** The data **
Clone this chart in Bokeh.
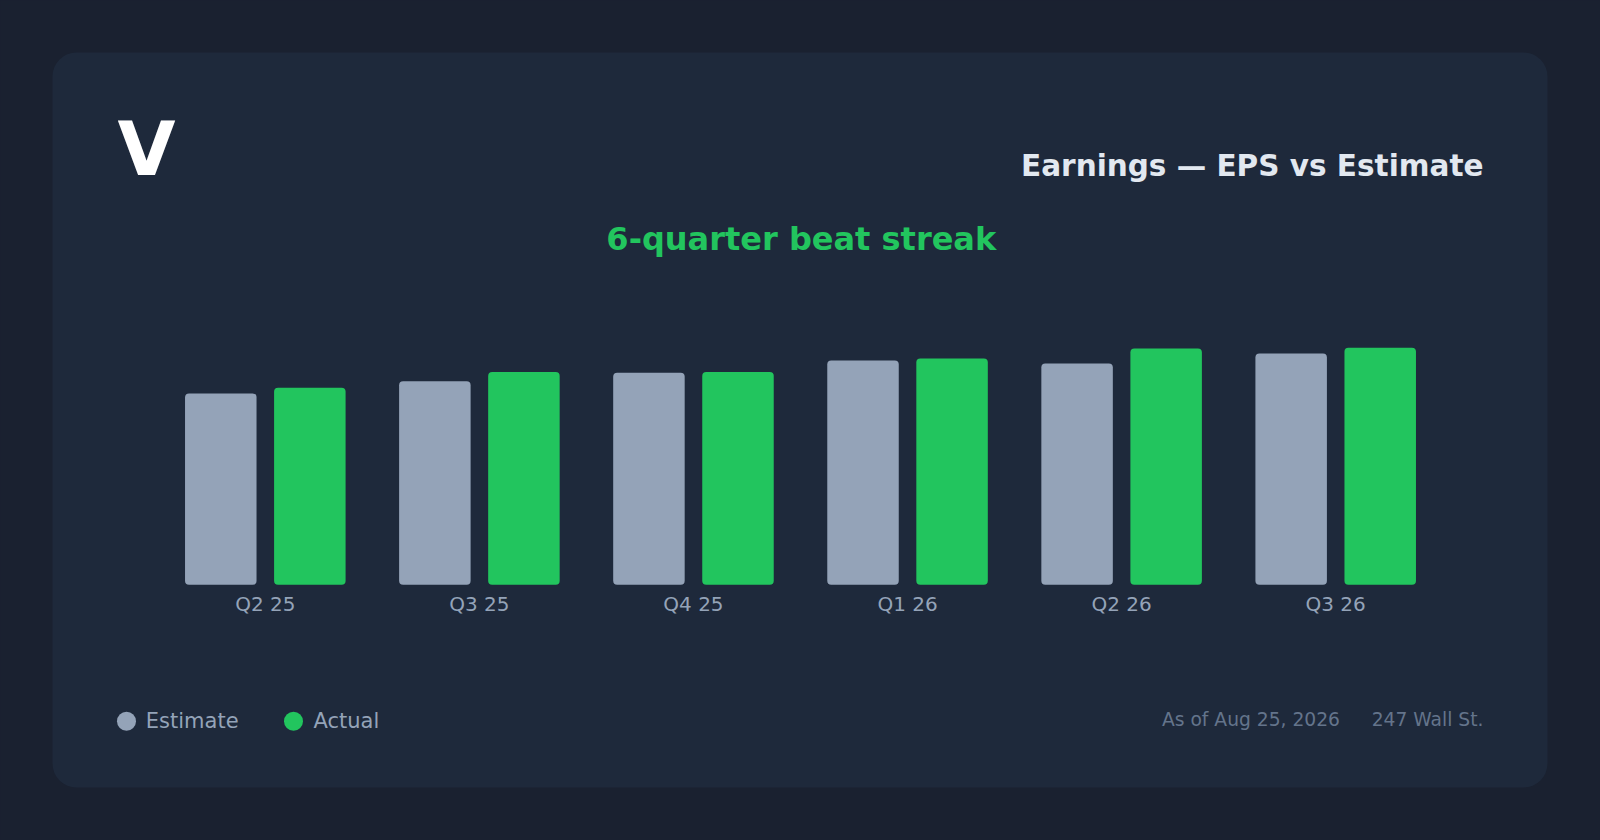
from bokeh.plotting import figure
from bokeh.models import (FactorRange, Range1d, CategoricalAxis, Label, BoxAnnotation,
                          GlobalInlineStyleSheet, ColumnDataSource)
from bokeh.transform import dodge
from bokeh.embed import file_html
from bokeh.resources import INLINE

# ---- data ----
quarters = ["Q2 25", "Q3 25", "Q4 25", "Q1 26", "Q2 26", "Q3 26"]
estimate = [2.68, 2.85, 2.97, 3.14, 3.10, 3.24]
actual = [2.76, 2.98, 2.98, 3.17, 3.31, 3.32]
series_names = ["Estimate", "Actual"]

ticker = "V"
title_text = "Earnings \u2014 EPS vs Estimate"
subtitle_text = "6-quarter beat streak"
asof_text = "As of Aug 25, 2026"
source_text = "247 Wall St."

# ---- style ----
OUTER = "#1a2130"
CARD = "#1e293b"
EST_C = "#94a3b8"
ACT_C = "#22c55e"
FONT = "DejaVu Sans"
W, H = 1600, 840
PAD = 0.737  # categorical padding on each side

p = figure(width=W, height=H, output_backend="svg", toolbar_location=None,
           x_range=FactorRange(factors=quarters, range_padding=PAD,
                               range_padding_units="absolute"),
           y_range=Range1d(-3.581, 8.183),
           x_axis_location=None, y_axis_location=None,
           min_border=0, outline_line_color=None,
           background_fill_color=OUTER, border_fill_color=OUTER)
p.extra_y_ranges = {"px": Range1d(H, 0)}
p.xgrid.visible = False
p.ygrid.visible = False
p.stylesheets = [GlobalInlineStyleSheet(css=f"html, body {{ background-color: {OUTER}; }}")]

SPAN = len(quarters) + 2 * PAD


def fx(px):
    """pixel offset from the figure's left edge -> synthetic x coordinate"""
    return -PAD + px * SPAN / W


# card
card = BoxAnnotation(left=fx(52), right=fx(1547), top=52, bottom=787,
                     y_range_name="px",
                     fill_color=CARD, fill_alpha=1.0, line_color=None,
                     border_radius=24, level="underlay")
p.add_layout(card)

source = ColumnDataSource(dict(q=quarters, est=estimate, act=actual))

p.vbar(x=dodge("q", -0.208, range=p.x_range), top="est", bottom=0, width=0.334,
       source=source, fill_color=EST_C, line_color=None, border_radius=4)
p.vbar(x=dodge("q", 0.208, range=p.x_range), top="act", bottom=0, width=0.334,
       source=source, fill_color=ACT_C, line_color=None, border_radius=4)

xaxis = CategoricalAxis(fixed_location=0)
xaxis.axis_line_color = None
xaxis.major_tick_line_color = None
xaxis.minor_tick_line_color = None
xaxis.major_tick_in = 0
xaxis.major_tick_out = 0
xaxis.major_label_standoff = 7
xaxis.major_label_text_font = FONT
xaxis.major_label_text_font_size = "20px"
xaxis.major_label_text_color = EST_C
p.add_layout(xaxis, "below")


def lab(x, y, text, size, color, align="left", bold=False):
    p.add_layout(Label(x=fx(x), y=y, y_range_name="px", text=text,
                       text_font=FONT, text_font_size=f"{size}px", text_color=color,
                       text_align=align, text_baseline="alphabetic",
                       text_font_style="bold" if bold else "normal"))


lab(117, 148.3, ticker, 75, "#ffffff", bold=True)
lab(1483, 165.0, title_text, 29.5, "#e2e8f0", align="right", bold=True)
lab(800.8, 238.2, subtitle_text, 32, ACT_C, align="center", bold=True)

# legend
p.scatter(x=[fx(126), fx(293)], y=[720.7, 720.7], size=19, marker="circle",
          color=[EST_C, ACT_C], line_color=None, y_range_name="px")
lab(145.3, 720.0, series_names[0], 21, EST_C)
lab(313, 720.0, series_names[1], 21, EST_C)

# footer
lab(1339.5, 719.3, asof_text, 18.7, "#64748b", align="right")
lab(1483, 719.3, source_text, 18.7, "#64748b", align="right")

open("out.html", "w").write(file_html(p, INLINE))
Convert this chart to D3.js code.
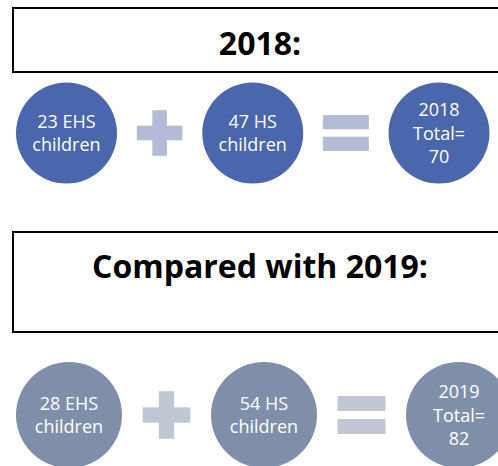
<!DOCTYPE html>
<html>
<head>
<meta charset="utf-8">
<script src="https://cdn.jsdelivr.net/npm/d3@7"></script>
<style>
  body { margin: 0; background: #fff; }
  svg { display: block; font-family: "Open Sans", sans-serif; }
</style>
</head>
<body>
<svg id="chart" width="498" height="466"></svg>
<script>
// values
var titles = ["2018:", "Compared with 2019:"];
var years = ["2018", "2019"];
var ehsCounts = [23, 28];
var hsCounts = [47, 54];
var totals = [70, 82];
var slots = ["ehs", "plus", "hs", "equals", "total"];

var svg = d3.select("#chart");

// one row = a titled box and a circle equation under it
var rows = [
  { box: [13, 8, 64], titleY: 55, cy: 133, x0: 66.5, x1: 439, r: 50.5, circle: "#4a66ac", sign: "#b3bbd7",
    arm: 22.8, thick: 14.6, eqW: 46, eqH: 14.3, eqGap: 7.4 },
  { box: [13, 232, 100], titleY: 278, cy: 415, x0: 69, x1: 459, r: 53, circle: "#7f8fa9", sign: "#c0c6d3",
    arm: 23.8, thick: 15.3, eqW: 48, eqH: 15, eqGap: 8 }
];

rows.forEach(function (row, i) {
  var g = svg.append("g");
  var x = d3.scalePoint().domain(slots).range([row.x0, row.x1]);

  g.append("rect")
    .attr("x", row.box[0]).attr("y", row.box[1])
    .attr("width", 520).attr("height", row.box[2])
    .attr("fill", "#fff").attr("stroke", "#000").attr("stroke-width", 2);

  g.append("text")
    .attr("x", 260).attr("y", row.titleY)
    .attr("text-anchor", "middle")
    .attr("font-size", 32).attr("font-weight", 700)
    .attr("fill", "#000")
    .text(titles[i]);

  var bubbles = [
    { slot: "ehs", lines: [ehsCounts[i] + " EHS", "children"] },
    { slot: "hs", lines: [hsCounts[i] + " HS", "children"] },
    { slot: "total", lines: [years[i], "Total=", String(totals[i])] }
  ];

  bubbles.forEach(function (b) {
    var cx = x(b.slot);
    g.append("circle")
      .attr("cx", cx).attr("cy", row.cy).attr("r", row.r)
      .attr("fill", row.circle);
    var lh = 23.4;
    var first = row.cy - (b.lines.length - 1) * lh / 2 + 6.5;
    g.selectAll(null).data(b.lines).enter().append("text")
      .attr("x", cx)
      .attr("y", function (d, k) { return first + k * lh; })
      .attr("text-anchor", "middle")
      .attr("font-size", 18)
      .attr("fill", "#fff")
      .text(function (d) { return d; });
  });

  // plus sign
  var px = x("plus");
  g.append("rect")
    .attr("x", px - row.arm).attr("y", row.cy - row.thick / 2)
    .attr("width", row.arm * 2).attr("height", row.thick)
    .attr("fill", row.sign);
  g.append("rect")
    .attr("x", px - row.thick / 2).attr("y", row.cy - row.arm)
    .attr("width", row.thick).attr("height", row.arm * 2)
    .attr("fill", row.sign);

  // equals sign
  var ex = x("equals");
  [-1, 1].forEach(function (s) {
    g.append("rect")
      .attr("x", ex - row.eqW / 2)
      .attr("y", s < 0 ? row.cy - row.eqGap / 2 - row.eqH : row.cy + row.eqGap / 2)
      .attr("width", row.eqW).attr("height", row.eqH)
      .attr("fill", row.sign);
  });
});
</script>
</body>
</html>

** What you are asked to do **
Quote each record exactly as it stands, minus the pictures.

** Exercise result **
Clone this chart in Bokeh.
from bokeh.plotting import figure
from bokeh.models import (FactorRange, Range1d, CategoricalAxis, Label, BoxAnnotation,
                          GlobalInlineStyleSheet, ColumnDataSource)
from bokeh.transform import dodge
from bokeh.embed import file_html
from bokeh.resources import INLINE

# ---- data ----
quarters = ["Q2 25", "Q3 25", "Q4 25", "Q1 26", "Q2 26", "Q3 26"]
estimate = [2.68, 2.85, 2.97, 3.14, 3.10, 3.24]
actual = [2.76, 2.98, 2.98, 3.17, 3.31, 3.32]
series_names = ["Estimate", "Actual"]

ticker = "V"
title_text = "Earnings \u2014 EPS vs Estimate"
subtitle_text = "6-quarter beat streak"
asof_text = "As of Aug 25, 2026"
source_text = "247 Wall St."

# ---- style ----
OUTER = "#1a2130"
CARD = "#1e293b"
EST_C = "#94a3b8"
ACT_C = "#22c55e"
FONT = "DejaVu Sans"
W, H = 1600, 840
PAD = 0.737  # categorical padding on each side

p = figure(width=W, height=H, output_backend="svg", toolbar_location=None,
           x_range=FactorRange(factors=quarters, range_padding=PAD,
                               range_padding_units="absolute"),
           y_range=Range1d(-3.581, 8.183),
           x_axis_location=None, y_axis_location=None,
           min_border=0, outline_line_color=None,
           background_fill_color=OUTER, border_fill_color=OUTER)
p.extra_y_ranges = {"px": Range1d(H, 0)}
p.xgrid.visible = False
p.ygrid.visible = False
p.stylesheets = [GlobalInlineStyleSheet(css=f"html, body {{ background-color: {OUTER}; }}")]

SPAN = len(quarters) + 2 * PAD


def fx(px):
    """pixel offset from the figure's left edge -> synthetic x coordinate"""
    return -PAD + px * SPAN / W


# card
card = BoxAnnotation(left=fx(52), right=fx(1547), top=52, bottom=787,
                     y_range_name="px",
                     fill_color=CARD, fill_alpha=1.0, line_color=None,
                     border_radius=24, level="underlay")
p.add_layout(card)

source = ColumnDataSource(dict(q=quarters, est=estimate, act=actual))

p.vbar(x=dodge("q", -0.208, range=p.x_range), top="est", bottom=0, width=0.334,
       source=source, fill_color=EST_C, line_color=None, border_radius=4)
p.vbar(x=dodge("q", 0.208, range=p.x_range), top="act", bottom=0, width=0.334,
       source=source, fill_color=ACT_C, line_color=None, border_radius=4)

xaxis = CategoricalAxis(fixed_location=0)
xaxis.axis_line_color = None
xaxis.major_tick_line_color = None
xaxis.minor_tick_line_color = None
xaxis.major_tick_in = 0
xaxis.major_tick_out = 0
xaxis.major_label_standoff = 7
xaxis.major_label_text_font = FONT
xaxis.major_label_text_font_size = "20px"
xaxis.major_label_text_color = EST_C
p.add_layout(xaxis, "below")


def lab(x, y, text, size, color, align="left", bold=False):
    p.add_layout(Label(x=fx(x), y=y, y_range_name="px", text=text,
                       text_font=FONT, text_font_size=f"{size}px", text_color=color,
                       text_align=align, text_baseline="alphabetic",
                       text_font_style="bold" if bold else "normal"))


lab(117, 148.3, ticker, 75, "#ffffff", bold=True)
lab(1483, 165.0, title_text, 29.5, "#e2e8f0", align="right", bold=True)
lab(800.8, 238.2, subtitle_text, 32, ACT_C, align="center", bold=True)

# legend
p.scatter(x=[fx(126), fx(293)], y=[720.7, 720.7], size=19, marker="circle",
          color=[EST_C, ACT_C], line_color=None, y_range_name="px")
lab(145.3, 720.0, series_names[0], 21, EST_C)
lab(313, 720.0, series_names[1], 21, EST_C)

# footer
lab(1339.5, 719.3, asof_text, 18.7, "#64748b", align="right")
lab(1483, 719.3, source_text, 18.7, "#64748b", align="right")

open("out.html", "w").write(file_html(p, INLINE))
Convert this chart to D3.js code.
<!DOCTYPE html>
<html>
<head>
<meta charset="utf-8">
<script src="https://cdn.jsdelivr.net/npm/d3@7"></script>
<style>
  body { margin: 0; background: #fff; }
  svg { display: block; font-family: "Open Sans", sans-serif; }
</style>
</head>
<body>
<svg id="chart" width="498" height="466"></svg>
<script>
// values
var titles = ["2018:", "Compared with 2019:"];
var years = ["2018", "2019"];
var ehsCounts = [23, 28];
var hsCounts = [47, 54];
var totals = [70, 82];
var slots = ["ehs", "plus", "hs", "equals", "total"];

var svg = d3.select("#chart");

// one row = a titled box and a circle equation under it
var rows = [
  { box: [13, 8, 64], titleY: 55, cy: 133, x0: 66.5, x1: 439, r: 50.5, circle: "#4a66ac", sign: "#b3bbd7",
    arm: 22.8, thick: 14.6, eqW: 46, eqH: 14.3, eqGap: 7.4 },
  { box: [13, 232, 100], titleY: 278, cy: 415, x0: 69, x1: 459, r: 53, circle: "#7f8fa9", sign: "#c0c6d3",
    arm: 23.8, thick: 15.3, eqW: 48, eqH: 15, eqGap: 8 }
];

rows.forEach(function (row, i) {
  var g = svg.append("g");
  var x = d3.scalePoint().domain(slots).range([row.x0, row.x1]);

  g.append("rect")
    .attr("x", row.box[0]).attr("y", row.box[1])
    .attr("width", 520).attr("height", row.box[2])
    .attr("fill", "#fff").attr("stroke", "#000").attr("stroke-width", 2);

  g.append("text")
    .attr("x", 260).attr("y", row.titleY)
    .attr("text-anchor", "middle")
    .attr("font-size", 32).attr("font-weight", 700)
    .attr("fill", "#000")
    .text(titles[i]);

  var bubbles = [
    { slot: "ehs", lines: [ehsCounts[i] + " EHS", "children"] },
    { slot: "hs", lines: [hsCounts[i] + " HS", "children"] },
    { slot: "total", lines: [years[i], "Total=", String(totals[i])] }
  ];

  bubbles.forEach(function (b) {
    var cx = x(b.slot);
    g.append("circle")
      .attr("cx", cx).attr("cy", row.cy).attr("r", row.r)
      .attr("fill", row.circle);
    var lh = 23.4;
    var first = row.cy - (b.lines.length - 1) * lh / 2 + 6.5;
    g.selectAll(null).data(b.lines).enter().append("text")
      .attr("x", cx)
      .attr("y", function (d, k) { return first + k * lh; })
      .attr("text-anchor", "middle")
      .attr("font-size", 18)
      .attr("fill", "#fff")
      .text(function (d) { return d; });
  });

  // plus sign
  var px = x("plus");
  g.append("rect")
    .attr("x", px - row.arm).attr("y", row.cy - row.thick / 2)
    .attr("width", row.arm * 2).attr("height", row.thick)
    .attr("fill", row.sign);
  g.append("rect")
    .attr("x", px - row.thick / 2).attr("y", row.cy - row.arm)
    .attr("width", row.thick).attr("height", row.arm * 2)
    .attr("fill", row.sign);

  // equals sign
  var ex = x("equals");
  [-1, 1].forEach(function (s) {
    g.append("rect")
      .attr("x", ex - row.eqW / 2)
      .attr("y", s < 0 ? row.cy - row.eqGap / 2 - row.eqH : row.cy + row.eqGap / 2)
      .attr("width", row.eqW).attr("height", row.eqH)
      .attr("fill", row.sign);
  });
});
</script>
</body>
</html>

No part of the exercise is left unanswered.